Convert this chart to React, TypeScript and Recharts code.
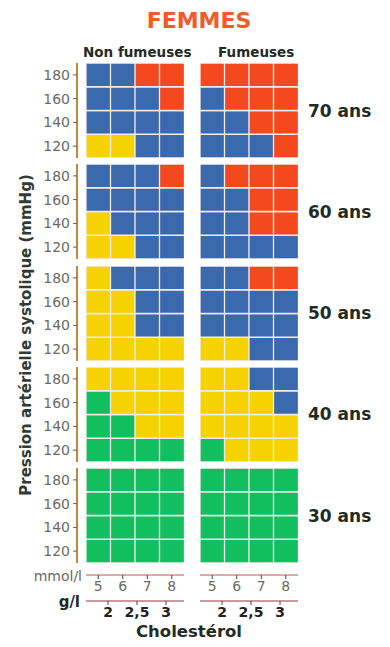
import { BarChart, Bar, LineChart, Line, XAxis, YAxis, Cell } from 'recharts';

// Cholestérol (mmol/l) en colonnes, pression systolique en lignes
const cholMmol = ['5', '6', '7', '8'];
const cholGl = [2, 2.5, 3];
const pasTicks = [120, 140, 160, 180];
const ages = ['70 ans', '60 ans', '50 ans', '40 ans', '30 ans'];

// niveau de risque par case, lignes de 180 (haut) à 120 (bas)
// V = vert, J = jaune, B = bleu, R = rouge
const nonFumeuses70 = ['BBRR', 'BBBR', 'BBBB', 'JJBB'];
const fumeuses70 = ['RRRR', 'BRRR', 'BBRR', 'BBBR'];
const nonFumeuses60 = ['BBBR', 'BBBB', 'JBBB', 'JJBB'];
const fumeuses60 = ['BRRR', 'BBRR', 'BBRR', 'BBBB'];
const nonFumeuses50 = ['JBBB', 'JJBB', 'JJBB', 'JJJJ'];
const fumeuses50 = ['BBRR', 'BBBB', 'BBBB', 'JJBB'];
const nonFumeuses40 = ['JJJJ', 'VJJJ', 'VVJJ', 'VVVV'];
const fumeuses40 = ['JJBB', 'JJJB', 'JJJJ', 'VJJJ'];
const nonFumeuses30 = ['VVVV', 'VVVV', 'VVVV', 'VVVV'];
const fumeuses30 = ['VVVV', 'VVVV', 'VVVV', 'VVVV'];

const nonFumeuses = [nonFumeuses70, nonFumeuses60, nonFumeuses50, nonFumeuses40, nonFumeuses30];
const fumeuses = [fumeuses70, fumeuses60, fumeuses50, fumeuses40, fumeuses30];

const COLORS: Record<string, string> = {
  V: '#12bf5e',
  J: '#f6d300',
  B: '#3b69ae',
  R: '#f4481e',
};

const FONT = '"DejaVu Sans", sans-serif';
const DARK = '#1f2b24';

const PANEL_H = 95;
const PANEL_W = 98;
const ROW_TOP = 63;
const ROW_STEP = 101.3;
const AXIS_W = 47;

// bandes de 20 mmHg centrées sur les graduations
const bandData = cholMmol.map((c) => ({
  chol: c,
  base: pasTicks[0] - 10,
  p120: 20,
  p140: 20,
  p160: 20,
  p180: 20,
}));

const glData = cholGl.map((g) => ({ gl: g }));

function Panel({ grid, withAxis }: { grid: string[]; withAxis: boolean }) {
  return (
    <BarChart
      width={withAxis ? AXIS_W + 9 + PANEL_W : PANEL_W}
      height={PANEL_H}
      data={bandData}
      margin={{ top: 0, right: 0, bottom: 0, left: 0 }}
      barCategoryGap={0}
      barGap={0}
    >
      <XAxis dataKey="chol" hide padding={withAxis ? { left: 9, right: 0 } : { left: 0, right: 0 }} />
      <YAxis
        hide={!withAxis}
        width={AXIS_W}
        type="number"
        domain={[110, 190]}
        allowDataOverflow
        ticks={pasTicks}
        interval={0}
        axisLine={{ stroke: '#c9843a', strokeWidth: 2 }}
        tickLine={{ stroke: '#7a5a3a' }}
        tickSize={4}
        tickMargin={3}
        tick={{ fill: '#6a6a62', fontSize: 14, fontFamily: FONT }}
      />
      <Bar dataKey="base" stackId="p" fill="none" isAnimationActive={false} />
      {pasTicks.map((p, k) => (
        <Bar
          key={p}
          dataKey={'p' + p}
          stackId="p"
          stroke="#f3ecec"
          strokeWidth={1.3}
          isAnimationActive={false}
        >
          {cholMmol.map((c, ci) => (
            <Cell key={c} fill={COLORS[grid[3 - k][ci]]} />
          ))}
        </Bar>
      ))}
    </BarChart>
  );
}

function MmolAxis() {
  return (
    <BarChart
      width={PANEL_W}
      height={32}
      data={bandData}
      margin={{ top: 0, right: 0, bottom: 0, left: 0 }}
      barCategoryGap={0}
    >
      <XAxis
        dataKey="chol"
        height={26}
        interval={0}
        axisLine={{ stroke: '#d98a8a', strokeWidth: 1.5 }}
        tickLine={{ stroke: '#444' }}
        tickSize={4}
        tick={{ fill: '#6a6a62', fontSize: 14, fontFamily: FONT }}
      />
      <YAxis hide domain={[0, 1]} />
      <Bar dataKey="none" fill="none" isAnimationActive={false} />
    </BarChart>
  );
}

function GlAxis() {
  return (
    <LineChart
      width={PANEL_W}
      height={36}
      data={glData}
      margin={{ top: 0, right: 0, bottom: 0, left: 0 }}
    >
      <XAxis
        dataKey="gl"
        type="number"
        domain={[1.62, 3.31]}
        allowDataOverflow
        ticks={cholGl}
        interval={0}
        height={30}
        axisLine={{ stroke: '#b87a7a', strokeWidth: 1.5 }}
        tickLine={{ stroke: '#444' }}
        tickSize={4}
        tickFormatter={(v: number) => String(v).replace('.', ',')}
        tick={{ fill: '#222', fontSize: 14, fontWeight: 'bold', fontFamily: FONT }}
      />
      <YAxis hide />
      <Line dataKey="gl" stroke="none" dot={false} isAnimationActive={false} />
    </LineChart>
  );
}

function Txt({
  x,
  y,
  children,
  size,
  color = DARK,
  bold = true,
  align = 'left',
}: {
  x: number;
  y: number;
  children: string;
  size: number;
  color?: string;
  bold?: boolean;
  align?: 'left' | 'right' | 'center';
}) {
  const w = 200;
  const left = align === 'left' ? x : align === 'right' ? x - w : x - w / 2;
  return (
    <div
      style={{
        position: 'absolute',
        left,
        top: y - 12,
        width: w,
        height: 24,
        lineHeight: '24px',
        textAlign: align,
        fontFamily: FONT,
        fontWeight: bold ? 'bold' : 'normal',
        fontSize: size,
        color,
        whiteSpace: 'nowrap',
      }}
    >
      {children}
    </div>
  );
}

export default function App() {
  return (
    <div style={{ position: 'absolute', left: 0, top: 0, width: 390, height: 647, background: '#fff' }}>
      <Txt x={199} y={21} size={22} color="#f25a28" align="center">FEMMES</Txt>
      <Txt x={83} y={52} size={13.5}>Non fumeuses</Txt>
      <Txt x={218} y={52} size={13.5}>Fumeuses</Txt>

      {ages.map((a, i) => {
        const top = ROW_TOP + i * ROW_STEP;
        return (
          <div key={a}>
            <div style={{ position: 'absolute', left: 86 - 9 - AXIS_W, top }}>
              <Panel grid={nonFumeuses[i]} withAxis />
            </div>
            <div style={{ position: 'absolute', left: 200, top }}>
              <Panel grid={fumeuses[i]} withAxis={false} />
            </div>
            <Txt x={308} y={top + PANEL_H / 2} size={17}>{a}</Txt>
          </div>
        );
      })}

      <div
        style={{
          position: 'absolute',
          left: 26 - 180,
          top: 335 - 12,
          width: 360,
          height: 24,
          lineHeight: '24px',
          textAlign: 'center',
          transform: 'rotate(-90deg)',
          fontFamily: FONT,
          fontWeight: 'bold',
          fontSize: 15,
          color: '#2f3b33',
          whiteSpace: 'nowrap',
        }}
      >
        Pression artérielle systolique (mmHg)
      </div>

      {[86, 200].map((x) => (
        <div key={x}>
          <div style={{ position: 'absolute', left: x, top: 575 - 6 }}>
            <MmolAxis />
          </div>
          <div style={{ position: 'absolute', left: x, top: 601 - 6 }}>
            <GlAxis />
          </div>
        </div>
      ))}
      <Txt x={82} y={576} size={14} color="#6a6a62" bold={false} align="right">mmol/l</Txt>
      <Txt x={80} y={602} size={15} align="right">g/l</Txt>
      <Txt x={189} y={632} size={16.5} align="center">Cholestérol</Txt>
    </div>
  );
}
◆ ◆ ◆ ◆ ◆ ◆ ◆
> INSTRUCTIONS FOR THE TASK: Pictures are excluded: retype only the lines from the beginning of the listing above through the line with "const glData = cholGl.map((g)", both included.

> PROBLEM SOLUTION:
Convert this chart to React, TypeScript and Recharts code.
import { BarChart, Bar, LineChart, Line, XAxis, YAxis, Cell } from 'recharts';

// Cholestérol (mmol/l) en colonnes, pression systolique en lignes
const cholMmol = ['5', '6', '7', '8'];
const cholGl = [2, 2.5, 3];
const pasTicks = [120, 140, 160, 180];
const ages = ['70 ans', '60 ans', '50 ans', '40 ans', '30 ans'];

// niveau de risque par case, lignes de 180 (haut) à 120 (bas)
// V = vert, J = jaune, B = bleu, R = rouge
const nonFumeuses70 = ['BBRR', 'BBBR', 'BBBB', 'JJBB'];
const fumeuses70 = ['RRRR', 'BRRR', 'BBRR', 'BBBR'];
const nonFumeuses60 = ['BBBR', 'BBBB', 'JBBB', 'JJBB'];
const fumeuses60 = ['BRRR', 'BBRR', 'BBRR', 'BBBB'];
const nonFumeuses50 = ['JBBB', 'JJBB', 'JJBB', 'JJJJ'];
const fumeuses50 = ['BBRR', 'BBBB', 'BBBB', 'JJBB'];
const nonFumeuses40 = ['JJJJ', 'VJJJ', 'VVJJ', 'VVVV'];
const fumeuses40 = ['JJBB', 'JJJB', 'JJJJ', 'VJJJ'];
const nonFumeuses30 = ['VVVV', 'VVVV', 'VVVV', 'VVVV'];
const fumeuses30 = ['VVVV', 'VVVV', 'VVVV', 'VVVV'];

const nonFumeuses = [nonFumeuses70, nonFumeuses60, nonFumeuses50, nonFumeuses40, nonFumeuses30];
const fumeuses = [fumeuses70, fumeuses60, fumeuses50, fumeuses40, fumeuses30];

const COLORS: Record<string, string> = {
  V: '#12bf5e',
  J: '#f6d300',
  B: '#3b69ae',
  R: '#f4481e',
};

const FONT = '"DejaVu Sans", sans-serif';
const DARK = '#1f2b24';

const PANEL_H = 95;
const PANEL_W = 98;
const ROW_TOP = 63;
const ROW_STEP = 101.3;
const AXIS_W = 47;

// bandes de 20 mmHg centrées sur les graduations
const bandData = cholMmol.map((c) => ({
  chol: c,
  base: pasTicks[0] - 10,
  p120: 20,
  p140: 20,
  p160: 20,
  p180: 20,
}));

const glData = cholGl.map((g) => ({ gl: g }));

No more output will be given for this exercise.